# [What to do]
Copy out the data exactly, leaving the pictures behind.

+++++

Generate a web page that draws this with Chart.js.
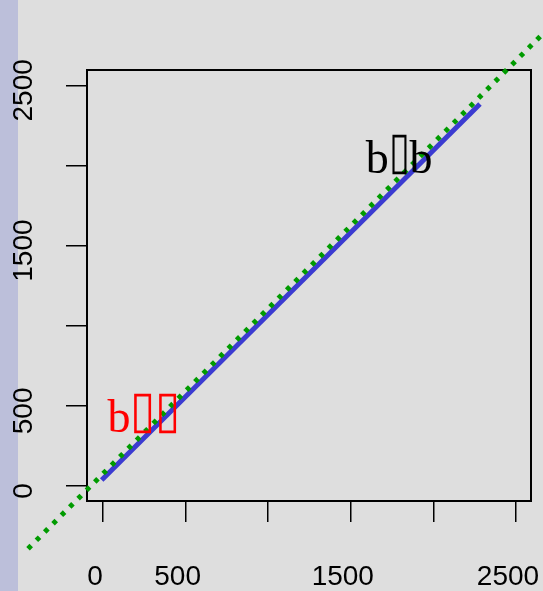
<!DOCTYPE html>
<html>
<head>
<meta charset="utf-8">
<script src="https://cdn.jsdelivr.net/npm/chart.js@4.4.0/dist/chart.umd.min.js"></script>
<style>
  html, body { margin: 0; padding: 0; background: #dedede; }
  #wrap { width: 543px; height: 591px; }
</style>
</head>
<body>
<div id="wrap"><canvas id="c" width="543" height="591"></canvas></div>
<script>
// ---- data ----
const xTicks = [0, 500, 1000, 1500, 2000, 2500];
const xTickLabels = ['0', '500', '', '1500', '', '2500'];
const yTicks = [0, 500, 1000, 1500, 2000, 2500];
const yTickLabels = ['0', '500', '', '1500', '', '2500'];
const fitX = [-8, 2282];
const fitY = [37, 2383];
const refX = [-454, 2700];
const refY = [-391, 2860];
const noteText = ['b\u25AFb', 'b\u25AF\u25AF'];
const noteX = [1793, 248];
const noteY = [1953, 339];

const xRange = [-97, 2591];
const yRange = [-93.5, 2595.5];

const toPts = (xs, ys) => xs.map((x, i) => ({ x: x, y: ys[i] }));

const noteStyle = [
  { color: '#000000', boxScaleX: 0.83 },
  { color: '#ff0000', boxScaleX: 1.0 }
];

const bgPlugin = {
  id: 'bg',
  beforeDraw(chart) {
    const ctx = chart.ctx;
    ctx.save();
    ctx.fillStyle = '#dedede';
    ctx.fillRect(0, 0, chart.width, chart.height);
    ctx.fillStyle = '#bcbfda';
    ctx.fillRect(0, 0, 18, chart.height);
    ctx.restore();
  },
  beforeDatasetsDraw(chart) {
    const a = chart.chartArea;
    const ctx = chart.ctx;
    ctx.save();
    ctx.strokeStyle = '#000';
    ctx.lineWidth = 2;
    ctx.strokeRect(a.left, a.top, a.right - a.left, a.bottom - a.top);
    ctx.restore();
  },
  afterDatasetsDraw(chart) {
    const ctx = chart.ctx;
    const xs = chart.scales.x, ys = chart.scales.y;
    ctx.save();
    ctx.font = '46px "Liberation Serif"';
    ctx.textAlign = 'left';
    ctx.textBaseline = 'alphabetic';
    noteText.forEach((t, i) => {
      const st = noteStyle[i];
      ctx.fillStyle = st.color;
      const chars = Array.from(t);
      const widths = chars.map(c => {
        const w = ctx.measureText(c).width;
        return c === '\u25AF' ? w * st.boxScaleX : w;
      });
      const total = widths.reduce((a, b) => a + b, 0);
      let x = xs.getPixelForValue(noteX[i]) - total / 2;
      const base = ys.getPixelForValue(noteY[i]);
      chars.forEach((c, k) => {
        if (c === '\u25AF') {
          ctx.save();
          ctx.translate(x, base - 5);
          ctx.scale(st.boxScaleX, 1.134);
          ctx.fillText(c, 0, 0);
          ctx.restore();
        } else {
          ctx.fillText(c, x, base);
        }
        x += widths[k];
      });
    });
    ctx.restore();
  }
};

const tickFont = { family: '"Liberation Sans", Arial, sans-serif', size: 28 };

new Chart(document.getElementById('c'), {
  type: 'line',
  data: {
    datasets: [
      {
        data: toPts(refX, refY),
        borderColor: '#009b00',
        borderWidth: 5,
        borderDash: [4.5, 7.3],
        pointRadius: 0,
        clip: false,
        order: 0
      },
      {
        data: toPts(fitX, fitY),
        borderColor: '#3b3bd1',
        borderWidth: 5,
        pointRadius: 0,
        order: 1
      }
    ]
  },
  options: {
    responsive: false,
    animation: false,
    events: [],
    layout: { padding: { top: 70, right: 12, left: 0, bottom: 0 } },
    plugins: { legend: { display: false }, tooltip: { enabled: false } },
    scales: {
      x: {
        type: 'linear',
        min: xRange[0], max: xRange[1],
        afterBuildTicks: s => { s.ticks = xTicks.map(v => ({ value: v })); },
        afterFit: s => { s.height = 90; s.paddingLeft = 0; s.paddingRight = 0; },
        border: { display: false },
        grid: { drawOnChartArea: false, drawTicks: true, tickLength: 21, color: '#000', lineWidth: 1.5 },
        ticks: {
          font: tickFont, color: '#000', padding: 38, labelOffset: -8,
          autoSkip: false, maxRotation: 0, minRotation: 0,
          callback: (v) => { const i = xTicks.indexOf(v); return i >= 0 ? xTickLabels[i] : ''; }
        }
      },
      y: {
        type: 'linear',
        min: yRange[0], max: yRange[1],
        afterBuildTicks: s => { s.ticks = yTicks.map(v => ({ value: v })); },
        afterFit: s => { s.width = 87; s.paddingTop = 0; s.paddingBottom = 0; },
        border: { display: false },
        grid: { drawOnChartArea: false, drawTicks: true, tickLength: 21, color: '#000', lineWidth: 1.5 },
        ticks: {
          font: tickFont, color: '#000', padding: 11, labelOffset: 5,
          autoSkip: false, minRotation: 90, maxRotation: 90, crossAlign: 'center',
          callback: (v) => { const i = yTicks.indexOf(v); return i >= 0 ? yTickLabels[i] : ''; }
        }
      }
    }
  },
  plugins: [bgPlugin]
});
</script>
</body>
</html>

+++++

# [Output for this task]
Generate a web page that draws this with Chart.js.
<!DOCTYPE html>
<html>
<head>
<meta charset="utf-8">
<script src="https://cdn.jsdelivr.net/npm/chart.js@4.4.0/dist/chart.umd.min.js"></script>
<style>
  html, body { margin: 0; padding: 0; background: #dedede; }
  #wrap { width: 543px; height: 591px; }
</style>
</head>
<body>
<div id="wrap"><canvas id="c" width="543" height="591"></canvas></div>
<script>
// ---- data ----
const xTicks = [0, 500, 1000, 1500, 2000, 2500];
const xTickLabels = ['0', '500', '', '1500', '', '2500'];
const yTicks = [0, 500, 1000, 1500, 2000, 2500];
const yTickLabels = ['0', '500', '', '1500', '', '2500'];
const fitX = [-8, 2282];
const fitY = [37, 2383];
const refX = [-454, 2700];
const refY = [-391, 2860];
const noteText = ['b\u25AFb', 'b\u25AF\u25AF'];
const noteX = [1793, 248];
const noteY = [1953, 339];

const xRange = [-97, 2591];
const yRange = [-93.5, 2595.5];

const toPts = (xs, ys) => xs.map((x, i) => ({ x: x, y: ys[i] }));

const noteStyle = [
  { color: '#000000', boxScaleX: 0.83 },
  { color: '#ff0000', boxScaleX: 1.0 }
];

const bgPlugin = {
  id: 'bg',
  beforeDraw(chart) {
    const ctx = chart.ctx;
    ctx.save();
    ctx.fillStyle = '#dedede';
    ctx.fillRect(0, 0, chart.width, chart.height);
    ctx.fillStyle = '#bcbfda';
    ctx.fillRect(0, 0, 18, chart.height);
    ctx.restore();
  },
  beforeDatasetsDraw(chart) {
    const a = chart.chartArea;
    const ctx = chart.ctx;
    ctx.save();
    ctx.strokeStyle = '#000';
    ctx.lineWidth = 2;
    ctx.strokeRect(a.left, a.top, a.right - a.left, a.bottom - a.top);
    ctx.restore();
  },
  afterDatasetsDraw(chart) {
    const ctx = chart.ctx;
    const xs = chart.scales.x, ys = chart.scales.y;
    ctx.save();
    ctx.font = '46px "Liberation Serif"';
    ctx.textAlign = 'left';
    ctx.textBaseline = 'alphabetic';
    noteText.forEach((t, i) => {
      const st = noteStyle[i];
      ctx.fillStyle = st.color;
      const chars = Array.from(t);
      const widths = chars.map(c => {
        const w = ctx.measureText(c).width;
        return c === '\u25AF' ? w * st.boxScaleX : w;
      });
      const total = widths.reduce((a, b) => a + b, 0);
      let x = xs.getPixelForValue(noteX[i]) - total / 2;
      const base = ys.getPixelForValue(noteY[i]);
      chars.forEach((c, k) => {
        if (c === '\u25AF') {
          ctx.save();
          ctx.translate(x, base - 5);
          ctx.scale(st.boxScaleX, 1.134);
          ctx.fillText(c, 0, 0);
          ctx.restore();
        } else {
          ctx.fillText(c, x, base);
        }
        x += widths[k];
      });
    });
    ctx.restore();
  }
};

const tickFont = { family: '"Liberation Sans", Arial, sans-serif', size: 28 };

new Chart(document.getElementById('c'), {
  type: 'line',
  data: {
    datasets: [
      {
        data: toPts(refX, refY),
        borderColor: '#009b00',
        borderWidth: 5,
        borderDash: [4.5, 7.3],
        pointRadius: 0,
        clip: false,
        order: 0
      },
      {
        data: toPts(fitX, fitY),
        borderColor: '#3b3bd1',
        borderWidth: 5,
        pointRadius: 0,
        order: 1
      }
    ]
  },
  options: {
    responsive: false,
    animation: false,
    events: [],
    layout: { padding: { top: 70, right: 12, left: 0, bottom: 0 } },
    plugins: { legend: { display: false }, tooltip: { enabled: false } },
    scales: {
      x: {
        type: 'linear',
        min: xRange[0], max: xRange[1],
        afterBuildTicks: s => { s.ticks = xTicks.map(v => ({ value: v })); },
        afterFit: s => { s.height = 90; s.paddingLeft = 0; s.paddingRight = 0; },
        border: { display: false },
        grid: { drawOnChartArea: false, drawTicks: true, tickLength: 21, color: '#000', lineWidth: 1.5 },
        ticks: {
          font: tickFont, color: '#000', padding: 38, labelOffset: -8,
          autoSkip: false, maxRotation: 0, minRotation: 0,
          callback: (v) => { const i = xTicks.indexOf(v); return i >= 0 ? xTickLabels[i] : ''; }
        }
      },
      y: {
        type: 'linear',
        min: yRange[0], max: yRange[1],
        afterBuildTicks: s => { s.ticks = yTicks.map(v => ({ value: v })); },
        afterFit: s => { s.width = 87; s.paddingTop = 0; s.paddingBottom = 0; },
        border: { display: false },
        grid: { drawOnChartArea: false, drawTicks: true, tickLength: 21, color: '#000', lineWidth: 1.5 },
        ticks: {
          font: tickFont, color: '#000', padding: 11, labelOffset: 5,
          autoSkip: false, minRotation: 90, maxRotation: 90, crossAlign: 'center',
          callback: (v) => { const i = yTicks.indexOf(v); return i >= 0 ? yTickLabels[i] : ''; }
        }
      }
    }
  },
  plugins: [bgPlugin]
});
</script>
</body>
</html>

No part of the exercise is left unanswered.